Yushchenko and his allies had released a statement appealing "to the parliaments and nations of the world to bolster the will of the Ukrainian people, to support their aspiration to return to democracy."

The opposition will conduct "a campaign of civil disobedience" and "a nonviolent struggle for recognition of the true results of the election," the statement said.

"We appeal to the parliaments and nations of the world to bolster the will of the Ukrainian people, to support their aspiration to return to democracy," a statement from Yushchenko's campaign office said.

Mykola Tomenko, a lawmaker and Yushchenko ally, said some police had joined the opposition, although the claim was impossible to independently verify. One police officer, wearing an orange ribbon in his uniform, ordered a group of police outside a government building to retreat inside, defusing tension between them and Yushchenko supporters.

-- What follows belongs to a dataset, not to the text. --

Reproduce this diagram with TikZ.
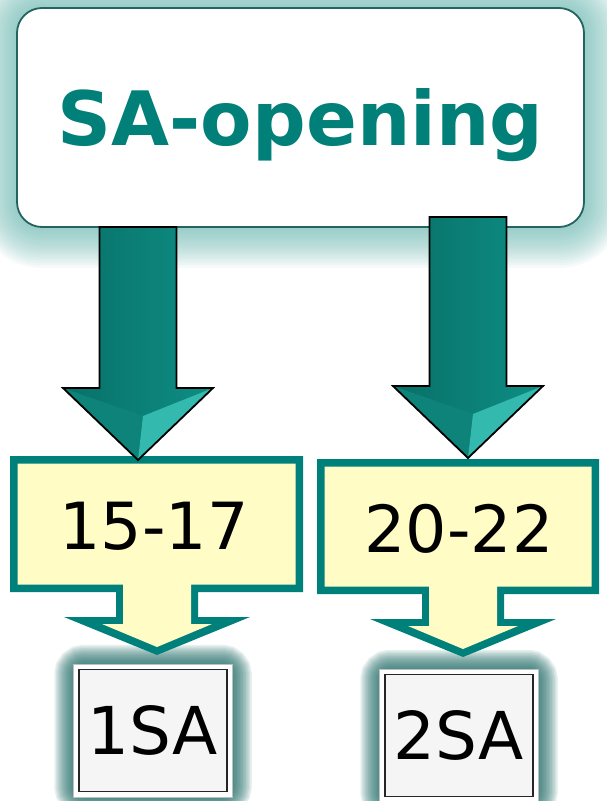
\documentclass[tikz,border=0pt]{standalone}
\usepackage{fontspec}
\setmainfont{DejaVu Sans}
\usepackage{tikz}
\usetikzlibrary{backgrounds}

\definecolor{tealtext}{RGB}{0,128,120}
\definecolor{tealline}{RGB}{0,128,122}
\definecolor{boxline}{RGB}{35,100,96}
\definecolor{calloutfill}{RGB}{255,252,198}
\definecolor{arrowdark}{RGB}{8,112,104}
\definecolor{arrowmid}{RGB}{14,142,132}
\definecolor{arrowlight}{RGB}{62,196,184}
\definecolor{glowlight}{RGB}{96,178,170}
\definecolor{glowdark}{RGB}{26,104,98}

\tikzset{
  topbox/.style={draw=boxline, line width=1.8pt, fill=white, rounded corners=25pt,
    minimum width=567pt, minimum height=219pt, inner sep=0pt,
    text height=55pt, text depth=0pt, text=tealtext,
    font=\fontsize{75}{75}\selectfont\bfseries},
  rangebox/.style={inner sep=0pt, text height=47pt, text depth=0pt,
    font=\fontsize{65}{65}\selectfont},
  bidbox/.style={draw=black!85, line width=1.5pt, fill=black!4,
    minimum width=148pt, minimum height=122pt, inner sep=0pt,
    text height=48pt, text depth=0pt, font=\fontsize{66}{66}\selectfont,
    preaction={draw=black!25, line width=12pt},
    preaction={draw=white, line width=10pt}},
  topglow/.style={draw=glowlight, opacity=0.06, rounded corners=25pt},
  bidglow/.style={draw=glowdark, opacity=0.1, rounded corners=6pt}
}

\begin{document}
\begin{tikzpicture}[x=1pt, y=-1pt]
\useasboundingbox (0,0) rectangle (606,801);

\node[topbox] (open) at (300.5,117.5) {SA-opening};

% callouts
\foreach \l/\r/\t/\b/\c in {10/303/456/592/157, 317/599/459/594/463}{
  \fill[tealline] (\l,\t) -- (\r,\t) -- (\r,\b) -- (\c+41,\b) -- (\c+41,\b+25)
    -- (\c+93,\b+25) -- (\c,\b+63) -- (\c-93,\b+25) -- (\c-41,\b+25)
    -- (\c-41,\b) -- (\l,\b) -- cycle;
  \fill[calloutfill] (\l+7.5,\t+7.5) -- (\r-7.5,\t+7.5) -- (\r-7.5,\b-7.5)
    -- (\c+34,\b-7.5) -- (\c+34,\b+32) -- (\c+55,\b+32) -- (\c,\b+55)
    -- (\c-55,\b+32) -- (\c-34,\b+32) -- (\c-34,\b-7.5) -- (\l+7.5,\b-7.5) -- cycle;
}
\node[rangebox] (c1) at (154,526) {15-17};
\node[rangebox] (c2) at (459,529) {20-22};

\node[bidbox] (b1) at (153,730.5) {1SA};
\node[bidbox] (b2) at (459,735.5) {2SA};

% big arrows
\coordinate (t1) at (138,460);
\coordinate (t2) at (468,458);
\foreach \t/\s in {t1/161, t2/169}{
  \shade[left color=arrowdark, right color=arrowmid] (\t) -- ++(75,-72) -- ++(-36.5,0)
    -- ++(0,-\s) -- ++(-77,0) -- ++(0,\s) -- ++(-36.5,0) -- cycle;
  \fill[arrowmid!92!black] (\t) -- ++(-75,-72) -- ++(80,28) -- cycle;
  \fill[arrowlight!80!arrowmid] (\t) -- ++(75,-72) -- ++(-70,28) -- cycle;
  \draw[black, line width=1.8pt, line join=miter] (\t) -- ++(75,-72) -- ++(-36.5,0)
    -- ++(0,-\s) -- ++(-77,0) -- ++(0,\s) -- ++(-36.5,0) -- cycle;
}

% glows
\begin{scope}[on background layer]
\foreach \w in {5,10,...,80}
  \draw[topglow, line width=\w pt] (open.north west) rectangle (open.south east);
\foreach \b in {b1,b2}
  \foreach \w in {3,6,...,48}
    \draw[bidglow, line width=\w pt] (\b.north west) rectangle (\b.south east);
\end{scope}
\end{tikzpicture}
\end{document}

Kiev's city council and the administrations of four other sizable cities Lviv, Ternopil, Vinnytsia and Ivano-Frankivsk have refused to recognize the official results and they back Yushchenko.

The European Union called for an urgent review of the results, and Sen. Richard Lugar, chairman of the Senate's Foreign Relations Committee, spoke of "a concerted and forceful program of election-day fraud and abuse."

In televised comments, Yanukovych called for national unity, saying: "I categorically will not accept the actions of certain politicians who are now calling people to the barricades. This small group of radicals has taken upon itself the goal of splitting Ukraine."